Exercise details
Write out the listing below in full and exactly, leaving out every picture.

Dataset content
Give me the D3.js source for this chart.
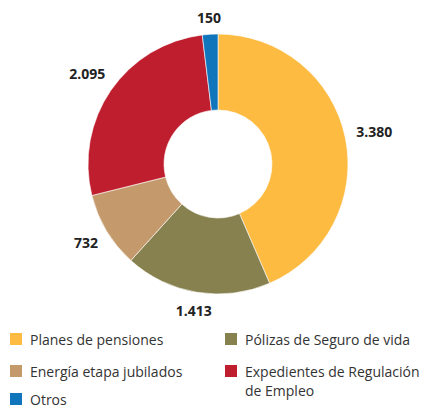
<!DOCTYPE html>
<html>
<head>
<meta charset="utf-8">
<script src="https://cdn.jsdelivr.net/npm/d3@7"></script>
<style>
  body { margin: 0; background: #fff; }
  svg { display: block; font-family: "Open Sans", "Noto Sans", sans-serif; }
</style>
</head>
<body>
<div id="chart"></div>
<script>
// donut read clockwise from 12 o'clock
var categories = ["Planes de pensiones", "Pólizas de Seguro de vida", "Energía etapa jubilados", "Expedientes de Regulación de Empleo", "Otros"];
var values = [3380, 1413, 732, 2095, 150];
var valueLabels = ["3.380", "1.413", "732", "2.095", "150"];
var colors = ["#FDBB41", "#86814E", "#C49A6C", "#BE1E2D", "#1075BB"];
// legend lines (grid order: left col, right col)
var legendLines = [["Planes de pensiones"], ["Pólizas de Seguro de vida"], ["Energía etapa jubilados"], ["Expedientes de Regulación", "de Empleo"], ["Otros"]];

var W = 429, H = 410,
    cx = 218, cy = 164,
    outerR = 130, innerR = 54,
    labelR = 141;

var svg = d3.select("#chart").append("svg")
    .attr("width", W)
    .attr("height", H);

var pie = d3.pie().sort(null).value(function(d){ return d; });
var arcs = pie(values);

var arc = d3.arc().innerRadius(innerR).outerRadius(outerR);

var g = svg.append("g").attr("transform", "translate(" + cx + "," + cy + ")");

g.selectAll("path")
    .data(arcs)
  .enter().append("path")
    .attr("d", arc)
    .attr("fill", function(d, i){ return colors[i]; })
    .attr("stroke", "#fff")
    .attr("stroke-width", 0.6);

// value labels, pushed out so the text box sits just outside the ring
var labels = g.selectAll("text.val")
    .data(arcs)
  .enter().append("text")
    .attr("class", "val")
    .attr("text-anchor", "middle")
    .style("font-size", "14px")
    .style("font-weight", "bold")
    .style("fill", "#222")
    .text(function(d, i){ return valueLabels[i]; });

labels.each(function(d){
    var bb = this.getBBox(),
        a = (d.startAngle + d.endAngle) / 2,
        s = Math.sin(a), c = -Math.cos(a),
        r = labelR + (bb.width / 2) * Math.abs(s) + 5 * Math.abs(c);
    d3.select(this)
        .attr("x", r * s)
        .attr("y", r * c + 5);
});

// legend
var colX = [10, 225], rowY = [333, 365, 393];
var leg = svg.selectAll("g.leg")
    .data(categories)
  .enter().append("g")
    .attr("class", "leg")
    .attr("transform", function(d, i){
        return "translate(" + colX[i % 2] + "," + rowY[Math.floor(i / 2)] + ")";
    });

leg.append("rect")
    .attr("width", 12)
    .attr("height", 12)
    .attr("fill", function(d, i){ return colors[i]; });

leg.append("text")
    .attr("x", 20)
    .attr("y", 12)
    .style("font-size", "14px")
    .style("fill", "#333")
    .selectAll("tspan")
    .data(function(d, i){ return legendLines[i]; })
  .enter().append("tspan")
    .attr("x", 20)
    .attr("dy", function(d, j){ return j ? 19 : 0; })
    .text(function(d){ return d; });
</script>
</body>
</html>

Completed task
Give me the D3.js source for this chart.
<!DOCTYPE html>
<html>
<head>
<meta charset="utf-8">
<script src="https://cdn.jsdelivr.net/npm/d3@7"></script>
<style>
  body { margin: 0; background: #fff; }
  svg { display: block; font-family: "Open Sans", "Noto Sans", sans-serif; }
</style>
</head>
<body>
<div id="chart"></div>
<script>
// donut read clockwise from 12 o'clock
var categories = ["Planes de pensiones", "Pólizas de Seguro de vida", "Energía etapa jubilados", "Expedientes de Regulación de Empleo", "Otros"];
var values = [3380, 1413, 732, 2095, 150];
var valueLabels = ["3.380", "1.413", "732", "2.095", "150"];
var colors = ["#FDBB41", "#86814E", "#C49A6C", "#BE1E2D", "#1075BB"];
// legend lines (grid order: left col, right col)
var legendLines = [["Planes de pensiones"], ["Pólizas de Seguro de vida"], ["Energía etapa jubilados"], ["Expedientes de Regulación", "de Empleo"], ["Otros"]];

var W = 429, H = 410,
    cx = 218, cy = 164,
    outerR = 130, innerR = 54,
    labelR = 141;

var svg = d3.select("#chart").append("svg")
    .attr("width", W)
    .attr("height", H);

var pie = d3.pie().sort(null).value(function(d){ return d; });
var arcs = pie(values);

var arc = d3.arc().innerRadius(innerR).outerRadius(outerR);

var g = svg.append("g").attr("transform", "translate(" + cx + "," + cy + ")");

g.selectAll("path")
    .data(arcs)
  .enter().append("path")
    .attr("d", arc)
    .attr("fill", function(d, i){ return colors[i]; })
    .attr("stroke", "#fff")
    .attr("stroke-width", 0.6);

// value labels, pushed out so the text box sits just outside the ring
var labels = g.selectAll("text.val")
    .data(arcs)
  .enter().append("text")
    .attr("class", "val")
    .attr("text-anchor", "middle")
    .style("font-size", "14px")
    .style("font-weight", "bold")
    .style("fill", "#222")
    .text(function(d, i){ return valueLabels[i]; });

labels.each(function(d){
    var bb = this.getBBox(),
        a = (d.startAngle + d.endAngle) / 2,
        s = Math.sin(a), c = -Math.cos(a),
        r = labelR + (bb.width / 2) * Math.abs(s) + 5 * Math.abs(c);
    d3.select(this)
        .attr("x", r * s)
        .attr("y", r * c + 5);
});

// legend
var colX = [10, 225], rowY = [333, 365, 393];
var leg = svg.selectAll("g.leg")
    .data(categories)
  .enter().append("g")
    .attr("class", "leg")
    .attr("transform", function(d, i){
        return "translate(" + colX[i % 2] + "," + rowY[Math.floor(i / 2)] + ")";
    });

leg.append("rect")
    .attr("width", 12)
    .attr("height", 12)
    .attr("fill", function(d, i){ return colors[i]; });

leg.append("text")
    .attr("x", 20)
    .attr("y", 12)
    .style("font-size", "14px")
    .style("fill", "#333")
    .selectAll("tspan")
    .data(function(d, i){ return legendLines[i]; })
  .enter().append("tspan")
    .attr("x", 20)
    .attr("dy", function(d, j){ return j ? 19 : 0; })
    .text(function(d){ return d; });
</script>
</body>
</html>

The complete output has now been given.